The Bondi Massacre occurred less than a month ago, yet extraordinarily within 24 hours of the attack we began to hear disclosures from counter-terrorism officials of the repeated failures of the Albanese Government to act on advice.
On 15 December, 24 hours after the Bondi Massacre, we had the extraordinary revelation from The Australian newspaper that way back in May 2024 the Government had been warned about chronic staff shortages and workforce strain in the AFP’s Counter-Terrorism Command. An anonymous AFP whistleblower revealed to journalists that so poor was the resourcing of CT Command that staff were forced to monitor between 20-30 suspects terrorists each. We learnt that these concerns were ignored by the Albanese Government and that there were no changes to the AFP’s counter-terrorism resourcing after the 7 October Attacks nor after ASIO lifted the National Terror Threat Level to Probable in August 2024.

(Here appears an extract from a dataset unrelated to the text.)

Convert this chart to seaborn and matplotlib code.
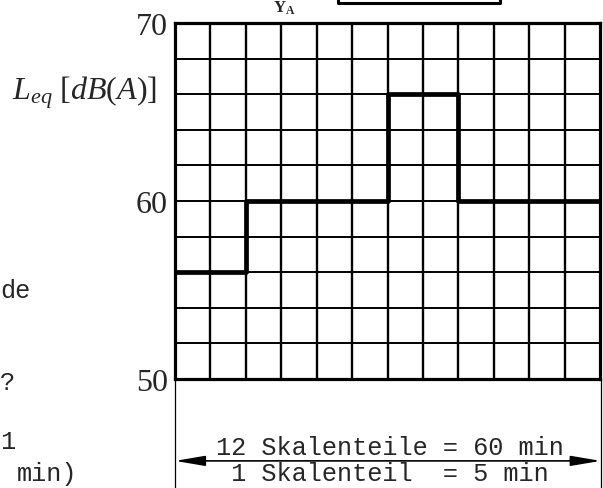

On 15 December we found out that Naveed Akram had been a person of interest to ASIO and that he had temporarily been put on an ASIO watchlist in October 2019, but taken off six months later. We found this out, not from the Government, but from the ABC reporting from a senior source in the NSW Joint Counter Terrorism Team, forced to speak on condition of anonymity.

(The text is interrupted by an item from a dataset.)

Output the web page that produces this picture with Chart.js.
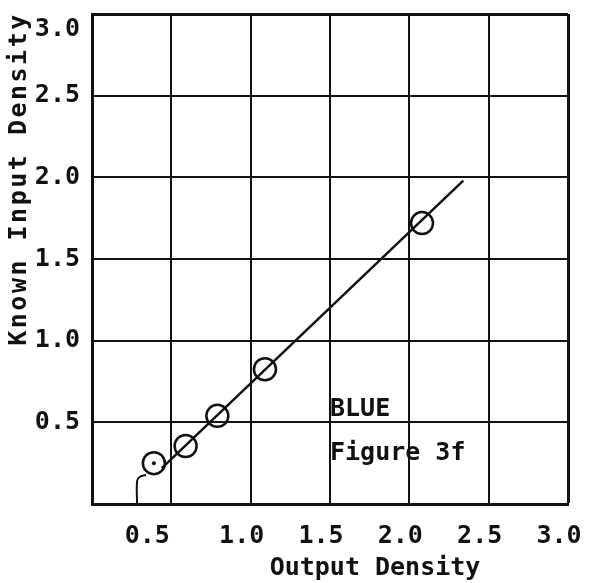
<!DOCTYPE html>
<html lang="en">
<head>
    <meta charset="UTF-8">
    <title>Figure 3f - Blue</title>
    <script src="https://cdn.jsdelivr.net/npm/chart.js"></script>
    <style>
        html, body { margin: 0; padding: 0; background: #fff; }
        .chart-container { position: relative; width: 589px; height: 583px; }
    </style>
</head>
<body>
    <div class="chart-container">
        <canvas id="densityChart"></canvas>
    </div>

    <script>
        // Measured points (circles)
        const outputDensity = [0.39, 0.59, 0.79, 1.09, 2.08];
        const inputDensity = [0.25, 0.355, 0.54, 0.825, 1.72];

        // Fitted straight line
        const fitX = [0.44, 2.34];
        const fitY = [0.22, 1.98];

        // Hook at the foot of the curve
        const toeX = [0.284, 0.284, 0.30, 0.34];
        const toeY = [0, 0.14, 0.165, 0.178];

        // Tick values shown on both axes
        const tickValues = [0.5, 1.0, 1.5, 2.0, 2.5, 3.0];

        const xTitle = 'Output Density';
        const yTitle = 'Known Input Density';
        const notes = ['BLUE', 'Figure 3f'];
        const noteX = [1.5, 1.5];
        const noteY = [0.54, 0.27];

        const ink = '#111';
        const monoFont = "'DejaVu Sans Mono', monospace";

        const toPoints = (xs, ys) => xs.map((x, i) => ({ x: x, y: ys[i] }));

        // Axis titles and the figure notes, placed like the typed originals
        const textPlugin = {
            id: 'typedText',
            afterDraw(chart) {
                const ctx = chart.ctx;
                const xs = chart.scales.x;
                const ys = chart.scales.y;
                ctx.save();
                ctx.fillStyle = ink;
                ctx.font = 'bold 25px ' + monoFont;

                // notes inside the plot
                ctx.textAlign = 'left';
                ctx.textBaseline = 'alphabetic';
                notes.forEach((t, i) => {
                    ctx.fillText(t, xs.getPixelForValue(noteX[i]), ys.getPixelForValue(noteY[i]));
                });

                // x title
                ctx.textAlign = 'center';
                ctx.textBaseline = 'middle';
                ctx.fillText(xTitle, 375, 568);

                // y title, rotated
                ctx.translate(19, 179);
                ctx.rotate(-Math.PI / 2);
                ctx.letterSpacing = '2.5px';
                ctx.fillText(yTitle, 0, 0);
                ctx.restore();
            }
        };

        const gridWidth = (c) => (c.tick && c.tick.value === 3 ? 3 : 2);

        // the typed labels sit a little off their grid lines in the original
        const xLabel = (v) => {
            if (v === 0) return '';
            return v === 0.5 ? v.toFixed(1) + '  ' : v.toFixed(1);
        };
        const yLabel = (v) => {
            if (v === 0) return '';
            return v === 3 ? ['', v.toFixed(1)] : v.toFixed(1);
        };

        new Chart(document.getElementById('densityChart'), {
            type: 'scatter',
            data: {
                datasets: [
                    {
                        label: 'Measured',
                        data: toPoints(outputDensity, inputDensity),
                        showLine: false,
                        pointStyle: 'circle',
                        pointRadius: 11,
                        pointBorderWidth: 2.5,
                        pointBorderColor: ink,
                        pointBackgroundColor: 'rgba(0,0,0,0)'
                    },
                    {
                        label: 'Centre mark',
                        data: toPoints(outputDensity.slice(0, 1), inputDensity.slice(0, 1)),
                        showLine: false,
                        pointRadius: 2,
                        pointBorderWidth: 0,
                        pointBackgroundColor: ink
                    },
                    {
                        label: 'Fit',
                        data: toPoints(fitX, fitY),
                        showLine: true,
                        borderColor: ink,
                        borderWidth: 2.5,
                        pointRadius: 0
                    },
                    {
                        label: 'Toe',
                        data: toPoints(toeX, toeY),
                        showLine: true,
                        borderColor: ink,
                        borderWidth: 2,
                        tension: 0.4,
                        pointRadius: 0
                    }
                ]
            },
            options: {
                responsive: true,
                maintainAspectRatio: false,
                animation: false,
                layout: { padding: { top: 14, right: 21, left: 0, bottom: 0 } },
                scales: {
                    x: {
                        type: 'linear',
                        min: 0,
                        max: 3,
                        afterBuildTicks: (scale) => {
                            scale.ticks = [{ value: 0 }].concat(tickValues.map(v => ({ value: v })));
                        },
                        afterFit: (scale) => {
                            scale.height = 79;
                            scale.paddingLeft = 0;
                            scale.paddingRight = 0;
                        },
                        ticks: {
                            color: ink,
                            padding: 17,
                            labelOffset: -9,
                            maxRotation: 0,
                            autoSkip: false,
                            font: { family: monoFont, size: 25, weight: 'bold' },
                            callback: xLabel
                        },
                        grid: { color: ink, lineWidth: gridWidth, drawTicks: false },
                        border: { color: ink, width: 3 }
                    },
                    y: {
                        type: 'linear',
                        min: 0,
                        max: 3,
                        afterBuildTicks: (scale) => {
                            scale.ticks = [{ value: 0 }].concat(tickValues.map(v => ({ value: v })));
                        },
                        afterFit: (scale) => {
                            scale.width = 92;
                            scale.paddingTop = 0;
                            scale.paddingBottom = 0;
                        },
                        ticks: {
                            color: ink,
                            padding: 12,
                            autoSkip: false,
                            font: { family: monoFont, size: 25, weight: 'bold' },
                            callback: yLabel
                        },
                        grid: { color: ink, lineWidth: gridWidth, drawTicks: false },
                        border: { color: ink, width: 3 }
                    }
                },
                plugins: {
                    legend: { display: false },
                    tooltip: { enabled: false }
                }
            },
            plugins: [textPlugin]
        });
    </script>
</body>
</html>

On 16 December we found out that Naveed Akram had extensive associations with Sydney’s notorious hate preachers and convicted terrorists. We discovered this not through transparency from this Government, but from an ASIO official speaking on condition of anonymity to the ABC. This was despite the Prime Minister telling us agencies had no prior evidence of his radicalisation.
Again through the ABC on 16 December, we learnt a vital detail that the Akrams had travelled to the Philippines the month before the attack to seek training with Islamic State affiliates. Again we learnt a vital detail that raises key questions about the counter-terrorism response, not from the Government being candid, but from counter-terrorism officials risking their careers to speak to the press.

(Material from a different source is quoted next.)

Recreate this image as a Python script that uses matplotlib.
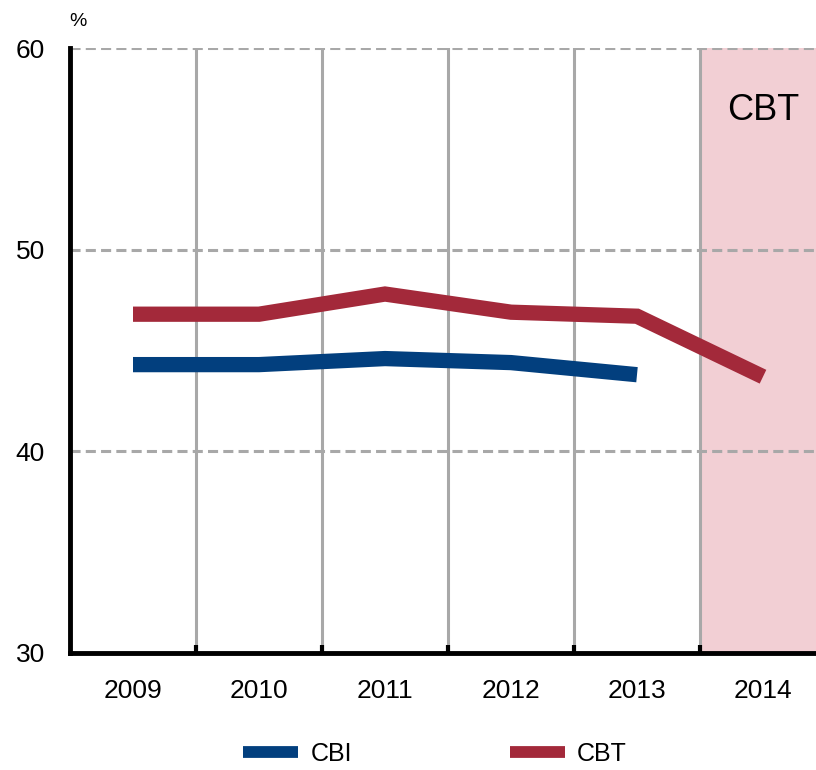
import matplotlib.pyplot as plt
from matplotlib.lines import Line2D

# values
years = ['2009', '2010', '2011', '2012', '2013', '2014']
cbi = [44.3, 44.3, 44.6, 44.4, 43.8]
cbt = [46.8, 46.8, 47.8, 46.9, 46.7, 43.7]

blue = '#023f7e'
red = '#a3293a'
grey = '#a8a8a8'

plt.rcParams['font.family'] = ['Liberation Sans', 'DejaVu Sans']

fig = plt.figure(figsize=(8.16, 7.7), dpi=100)
ax = fig.add_axes([70 / 816, 117 / 770, 756 / 816, 605 / 770])

x = list(range(len(years)))

# shaded forecast column
ax.axvspan(4.5, 5.5, color='#f2cfd4', zorder=0, lw=0)
ax.text(5, 56.9, 'CBT', ha='center', va='center', fontsize=26)

# grid
for yv in [40, 50, 60]:
    ax.axhline(yv, color=grey, lw=2.2, ls=(0, (3.3, 1.7)), zorder=1)
for xv in [0.5, 1.5, 2.5, 3.5, 4.5]:
    ax.axvline(xv, color=grey, lw=2.2, zorder=1)

ax.plot(x[:len(cbi)], cbi, color=blue, lw=11, solid_joinstyle='miter', solid_capstyle='butt', zorder=3)
ax.plot(x, cbt, color=red, lw=11, solid_joinstyle='miter', solid_capstyle='butt', zorder=3)

ax.set_xlim(-0.5, 5.5)
ax.set_ylim(30, 60)
ax.set_yticks([30, 40, 50, 60])
ax.set_xticks(x)
ax.set_xticklabels(years)
ax.set_xticks([0.5, 1.5, 2.5, 3.5, 4.5], minor=True)
ax.tick_params(axis='both', which='major', length=0, labelsize=19)
ax.tick_params(axis='x', which='major', pad=19)
ax.tick_params(axis='y', which='major', pad=18)
ax.tick_params(axis='x', which='minor', direction='in', length=6, width=3, color='black')

for s in ['top', 'right']:
    ax.spines[s].set_visible(False)
for s in ['left', 'bottom']:
    ax.spines[s].set_linewidth(3.5)
    ax.spines[s].set_color('black')
    ax.spines[s].set_zorder(4)

fig.text(78 / 816, 1 - 22 / 770, '%', ha='center', va='center', fontsize=14)

handles = [Line2D([], [], color=blue, lw=8.5, solid_capstyle='butt'),
           Line2D([], [], color=red, lw=8.5, solid_capstyle='butt')]
fig.legend(handles, ['CBI', 'CBT'], loc='center left', bbox_to_anchor=(243 / 816, 16 / 770),
           ncol=2, frameon=False, handlelength=2.2, columnspacing=6.3, handletextpad=0.5,
           borderpad=0, borderaxespad=0, fontsize=18)

fig.savefig('out.png', dpi=100)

On Christmas Eve, a high-ranking AFP Officer told us that the Government had exercised wilful blindness in ignoring the deficiencies in counter-terrorism resourcing and wilful blindness in ignoring how antisemitism was accelerating the terror threat to Australians. The Albanese Government did not allow us to hear from this official in the open, instead this person was forced to put their career on the line and write in The Australian under a pseudonym to give Australians the truth.
On 2 January, once more the void of this Government’s silence was filled by concerned counter-terrorism officials who told The Australian of dangerous intelligence failures between Commonwealth and State agencies and a slowness of our counter-terrorism system to adapt to antisemitism as a driver of terrorism.
Now this week on 5 January The Nightly reports of that under-funding by this government led to the Australian Federal Police to shut down its national surveillance team – a team of specialists set up to monitor High Risk Terrorist Offenders. The team was disbanded just weeks before the Bondi Massacre.
Under the Albanese Government, chronic under-resourcing and a pathological failure to take seriously how antisemitism was inflaming the terror threat, has left Australia’s counter-terrorism system in crisis. None of these details came to light from the Government being open with the Australian people – the truth was given to us by professionals inside the system who have dedicated their lives to keeping us safe, but who now have felt it necessary to risk their careers-of-service in order to tell us important truths – truths this Government seeks to keep hidden to this very day through its continued refusal to allow a Commonwealth Royal Commission.